Last year, the Isles, who fell a single point shy of reaching the playoffs for a third consecutive year, ranked 28th on the 30-team circuit in home attendance, out-drawing only Arizona and Carolina with just over 13,000 fans per game.

Thus far this season, the Isles rank last among the 23 teams that have played a home game with 12,953 over the first two contests, including a sparse collection of 10,673 for Monday afternoon’s 3-2 shootout loss to St. Louis.

Ledecky is confident that the Isles will be moving into Belmont by as early as the 2020-21 campaign, if in fact the bid goes their way.

He also believes having an arena to call their very own will be instrumental in the franchise’s success going forward, especially if it helps the Isles lure team captain and free-agent-to-be John Tavares into re-signing with the only team he has every known.

“People 25 years from now aren’t even going to remember we owned the team,” Ledecky insisted.

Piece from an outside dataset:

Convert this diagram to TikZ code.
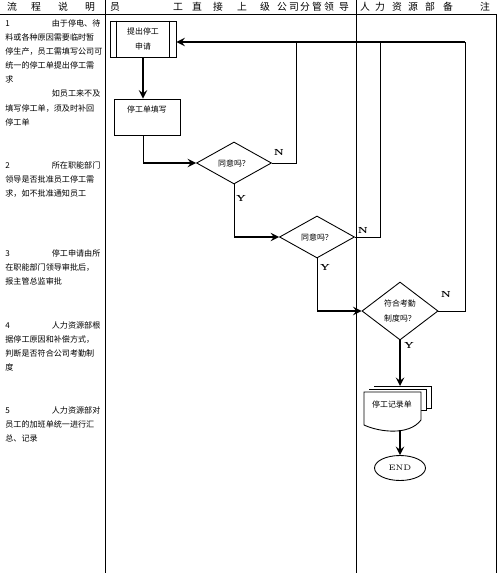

“They’ll remember that, ‘Oh, those former owners, they built that great building for the team and it won more [Stanley] Cups. That’s what we want our legacy to be. This is something that we think is right for the history and the heritage of the Islanders.”

As for Brooklyn’s place in the lineage of Islander hockey, it appears as if it is doomed to be remembered as a temporary and somewhat uncomfortable home for a franchise that once boasted it would be here for no less than a quarter of a century.